If we rallied behind all these interconnected public goods and supports, showed up and used our libraries and parks and backed our public schools, that's a small way you're supporting the people who are working in the system.
Love is clearly the path forward. At a time when so many people are desperate for these services, there's really no excuse to not get up tomorrow and try to help the people who I know.
Kate Woodsome: What’s missing in this “self-care” moment?
Antonia Hylton: People are being encouraged to download meditation apps and do all these individualistic things to somehow solve our mental health crisis, and I'm not against those services or programs, but so long as this is perceived as a personal problem, then it's very hard to have a constituency.
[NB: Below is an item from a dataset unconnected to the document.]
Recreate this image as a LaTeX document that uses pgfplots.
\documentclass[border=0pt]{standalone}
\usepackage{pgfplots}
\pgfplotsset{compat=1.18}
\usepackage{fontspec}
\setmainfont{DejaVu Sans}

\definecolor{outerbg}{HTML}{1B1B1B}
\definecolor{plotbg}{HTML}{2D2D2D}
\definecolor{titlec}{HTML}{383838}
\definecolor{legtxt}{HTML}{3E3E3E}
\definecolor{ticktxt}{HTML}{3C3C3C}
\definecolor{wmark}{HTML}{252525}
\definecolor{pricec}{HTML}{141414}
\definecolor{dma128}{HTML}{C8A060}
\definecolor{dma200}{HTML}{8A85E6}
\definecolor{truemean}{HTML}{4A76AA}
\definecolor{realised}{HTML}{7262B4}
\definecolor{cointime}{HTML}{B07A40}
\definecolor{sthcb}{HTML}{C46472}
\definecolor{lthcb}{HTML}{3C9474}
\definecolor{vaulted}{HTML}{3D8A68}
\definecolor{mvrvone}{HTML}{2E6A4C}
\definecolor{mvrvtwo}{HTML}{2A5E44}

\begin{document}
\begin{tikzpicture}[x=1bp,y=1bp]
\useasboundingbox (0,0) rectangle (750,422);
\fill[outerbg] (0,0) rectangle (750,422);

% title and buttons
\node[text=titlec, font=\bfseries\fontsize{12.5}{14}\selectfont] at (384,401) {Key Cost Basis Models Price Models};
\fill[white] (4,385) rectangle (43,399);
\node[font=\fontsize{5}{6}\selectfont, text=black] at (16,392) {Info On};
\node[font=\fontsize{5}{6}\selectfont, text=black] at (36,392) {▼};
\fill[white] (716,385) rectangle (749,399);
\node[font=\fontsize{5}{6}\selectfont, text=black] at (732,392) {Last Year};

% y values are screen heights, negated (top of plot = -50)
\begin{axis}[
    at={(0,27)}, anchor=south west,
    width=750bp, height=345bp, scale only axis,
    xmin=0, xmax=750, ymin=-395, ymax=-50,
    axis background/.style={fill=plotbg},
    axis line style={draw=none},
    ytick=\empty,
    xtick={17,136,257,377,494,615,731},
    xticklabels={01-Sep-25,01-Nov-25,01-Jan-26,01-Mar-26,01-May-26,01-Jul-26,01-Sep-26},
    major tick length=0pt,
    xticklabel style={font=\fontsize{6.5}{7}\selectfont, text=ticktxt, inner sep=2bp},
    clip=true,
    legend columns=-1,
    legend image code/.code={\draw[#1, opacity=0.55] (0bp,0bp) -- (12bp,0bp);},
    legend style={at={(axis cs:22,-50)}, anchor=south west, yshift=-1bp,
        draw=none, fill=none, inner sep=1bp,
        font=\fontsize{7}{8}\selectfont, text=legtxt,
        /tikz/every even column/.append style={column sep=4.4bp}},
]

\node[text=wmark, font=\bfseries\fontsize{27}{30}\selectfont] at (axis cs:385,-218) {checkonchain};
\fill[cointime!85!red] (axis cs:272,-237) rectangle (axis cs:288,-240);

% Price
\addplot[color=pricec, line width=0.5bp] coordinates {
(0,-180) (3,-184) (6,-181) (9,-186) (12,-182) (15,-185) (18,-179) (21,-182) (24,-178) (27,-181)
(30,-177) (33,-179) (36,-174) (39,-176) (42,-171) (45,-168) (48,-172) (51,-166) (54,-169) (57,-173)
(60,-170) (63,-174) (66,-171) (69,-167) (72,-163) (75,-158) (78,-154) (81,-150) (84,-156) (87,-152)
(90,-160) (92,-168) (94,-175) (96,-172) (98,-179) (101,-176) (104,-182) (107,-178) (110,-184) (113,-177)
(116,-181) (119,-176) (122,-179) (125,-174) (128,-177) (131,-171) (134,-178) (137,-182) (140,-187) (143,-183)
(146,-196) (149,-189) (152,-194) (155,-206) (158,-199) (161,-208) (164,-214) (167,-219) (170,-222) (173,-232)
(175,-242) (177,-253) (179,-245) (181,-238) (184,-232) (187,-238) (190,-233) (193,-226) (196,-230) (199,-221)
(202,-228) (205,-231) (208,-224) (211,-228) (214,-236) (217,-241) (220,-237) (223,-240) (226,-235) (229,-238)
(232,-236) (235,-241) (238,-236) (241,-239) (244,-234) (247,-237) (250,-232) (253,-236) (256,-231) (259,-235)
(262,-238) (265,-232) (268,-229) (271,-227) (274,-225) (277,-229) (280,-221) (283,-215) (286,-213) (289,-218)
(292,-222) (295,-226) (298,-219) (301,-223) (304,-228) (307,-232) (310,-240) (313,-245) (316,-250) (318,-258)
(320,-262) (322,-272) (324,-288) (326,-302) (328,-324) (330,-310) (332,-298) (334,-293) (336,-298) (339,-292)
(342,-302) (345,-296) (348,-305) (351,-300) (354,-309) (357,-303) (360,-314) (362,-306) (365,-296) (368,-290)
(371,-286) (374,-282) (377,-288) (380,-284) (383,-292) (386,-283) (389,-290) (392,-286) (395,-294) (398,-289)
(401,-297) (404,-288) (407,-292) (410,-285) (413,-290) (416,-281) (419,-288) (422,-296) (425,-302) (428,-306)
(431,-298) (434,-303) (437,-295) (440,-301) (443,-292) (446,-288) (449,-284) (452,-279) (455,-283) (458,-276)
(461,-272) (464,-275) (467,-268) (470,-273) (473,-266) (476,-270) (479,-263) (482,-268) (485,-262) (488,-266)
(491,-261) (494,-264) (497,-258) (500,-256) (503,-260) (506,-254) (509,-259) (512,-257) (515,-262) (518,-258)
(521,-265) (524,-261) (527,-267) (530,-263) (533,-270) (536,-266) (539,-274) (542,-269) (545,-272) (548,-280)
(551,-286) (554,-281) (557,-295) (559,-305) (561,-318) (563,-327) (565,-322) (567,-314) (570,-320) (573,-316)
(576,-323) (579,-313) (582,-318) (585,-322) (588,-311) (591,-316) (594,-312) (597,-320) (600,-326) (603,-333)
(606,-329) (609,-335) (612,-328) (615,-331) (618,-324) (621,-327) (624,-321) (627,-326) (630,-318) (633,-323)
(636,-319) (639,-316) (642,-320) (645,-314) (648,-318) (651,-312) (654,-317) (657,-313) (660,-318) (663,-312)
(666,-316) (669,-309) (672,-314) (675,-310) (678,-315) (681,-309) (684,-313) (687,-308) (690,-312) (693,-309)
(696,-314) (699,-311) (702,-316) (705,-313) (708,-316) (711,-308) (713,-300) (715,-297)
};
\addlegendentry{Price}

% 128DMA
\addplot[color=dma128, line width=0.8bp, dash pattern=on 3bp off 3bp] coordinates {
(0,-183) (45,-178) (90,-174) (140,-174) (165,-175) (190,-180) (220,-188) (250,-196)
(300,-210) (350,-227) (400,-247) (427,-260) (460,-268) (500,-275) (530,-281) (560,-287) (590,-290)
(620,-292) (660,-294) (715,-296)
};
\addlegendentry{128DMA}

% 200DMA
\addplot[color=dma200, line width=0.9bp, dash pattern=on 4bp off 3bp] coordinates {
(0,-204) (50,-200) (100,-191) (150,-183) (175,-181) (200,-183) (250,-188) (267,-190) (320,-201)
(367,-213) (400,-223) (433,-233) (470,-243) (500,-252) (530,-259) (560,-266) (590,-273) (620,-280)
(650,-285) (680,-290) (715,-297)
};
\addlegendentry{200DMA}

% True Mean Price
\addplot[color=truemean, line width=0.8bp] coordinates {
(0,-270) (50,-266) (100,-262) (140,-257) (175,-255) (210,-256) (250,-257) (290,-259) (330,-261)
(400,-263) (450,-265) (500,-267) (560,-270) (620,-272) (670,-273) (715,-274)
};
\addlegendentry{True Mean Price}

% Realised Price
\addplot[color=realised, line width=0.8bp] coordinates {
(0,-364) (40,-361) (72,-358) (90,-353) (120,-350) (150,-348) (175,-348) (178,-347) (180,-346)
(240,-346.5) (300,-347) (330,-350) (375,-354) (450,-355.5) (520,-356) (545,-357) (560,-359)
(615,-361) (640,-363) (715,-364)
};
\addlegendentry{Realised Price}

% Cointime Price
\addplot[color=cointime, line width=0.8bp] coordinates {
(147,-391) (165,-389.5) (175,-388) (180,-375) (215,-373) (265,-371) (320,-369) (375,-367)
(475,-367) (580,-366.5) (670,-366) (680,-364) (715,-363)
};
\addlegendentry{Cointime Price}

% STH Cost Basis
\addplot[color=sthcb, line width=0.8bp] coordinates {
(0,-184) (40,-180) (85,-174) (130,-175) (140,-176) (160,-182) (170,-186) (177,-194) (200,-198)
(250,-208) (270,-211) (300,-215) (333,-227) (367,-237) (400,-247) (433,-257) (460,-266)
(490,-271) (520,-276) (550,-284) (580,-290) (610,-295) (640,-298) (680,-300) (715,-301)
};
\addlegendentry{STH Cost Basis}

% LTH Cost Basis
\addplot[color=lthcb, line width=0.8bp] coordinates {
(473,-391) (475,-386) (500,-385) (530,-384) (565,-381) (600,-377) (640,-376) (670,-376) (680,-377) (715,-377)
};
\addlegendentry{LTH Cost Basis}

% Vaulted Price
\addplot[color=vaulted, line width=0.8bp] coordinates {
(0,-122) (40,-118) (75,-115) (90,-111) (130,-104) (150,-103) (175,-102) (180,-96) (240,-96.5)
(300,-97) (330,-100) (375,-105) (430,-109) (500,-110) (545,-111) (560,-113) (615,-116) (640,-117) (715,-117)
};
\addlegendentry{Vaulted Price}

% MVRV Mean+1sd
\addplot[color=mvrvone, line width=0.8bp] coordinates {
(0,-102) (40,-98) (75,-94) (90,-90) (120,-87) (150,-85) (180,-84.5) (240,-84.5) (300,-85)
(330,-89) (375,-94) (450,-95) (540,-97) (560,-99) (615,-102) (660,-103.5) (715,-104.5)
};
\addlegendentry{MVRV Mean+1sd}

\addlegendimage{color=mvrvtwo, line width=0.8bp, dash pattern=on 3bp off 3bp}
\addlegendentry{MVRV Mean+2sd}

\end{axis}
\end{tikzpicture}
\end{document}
I think after the pandemic, we realize we're all a part of that constituency. It's not us versus them, the healthy versus the unwell. All of us are very much involved and implicated in and personally touched by this. How do we translate that into a place, a public movement, a community that someone feels like they have to answer to us? That's the piece that's missing. The way this country is set up, the money doesn't come until people feel like they have to answer to you.
Hi, I’m Kate!
I’m a journalist and filmmaker formerly with The Washington Post, where I won the Pulitzer Prize for Public Service with colleagues covering the January 6 attack on the U.S. Capitol. I also pioneered a mental health column and managed a short documentary film unit. Deeply affected by the insurrection, I realized I was addicted to a job that made me sick. In 2024, I left The Post and founded Invisible Threads to embark on an ongoing exploration of the connections between the health of our minds and our body politic. With a mission to nourish individual and collective wellbeing through a more informed, compassionate public, Invisible Threads pursues its journalistic and educational goals through film, speaking, teaching and this Substack, which features new columns, expert interviews and resources on mental health and democracy every two weeks.
What bowled me over…
“A team of scientists has given the world its most intimate and dazzling view to date of the circuitry of the human brain, and the glimpse — published in the journal Science — is both shocking and awe-inspiring as an illustration of our ignorance.” — David Von Drehle in The Washington Post (Gift Link!)
What I’d invite you to explore…
The interview above. It’s pretty long, so I doubt it’s a one-click read. Bookmark it, come back to it. Share what you learned. You and me — we’re “the system” — so if you don’t like what you see, tell someone, then do something.
What I’d invite you to do…
Use your public libraries and parks, support public schools. Be kind to someone. Build community. Become the constituency politicians must answer to.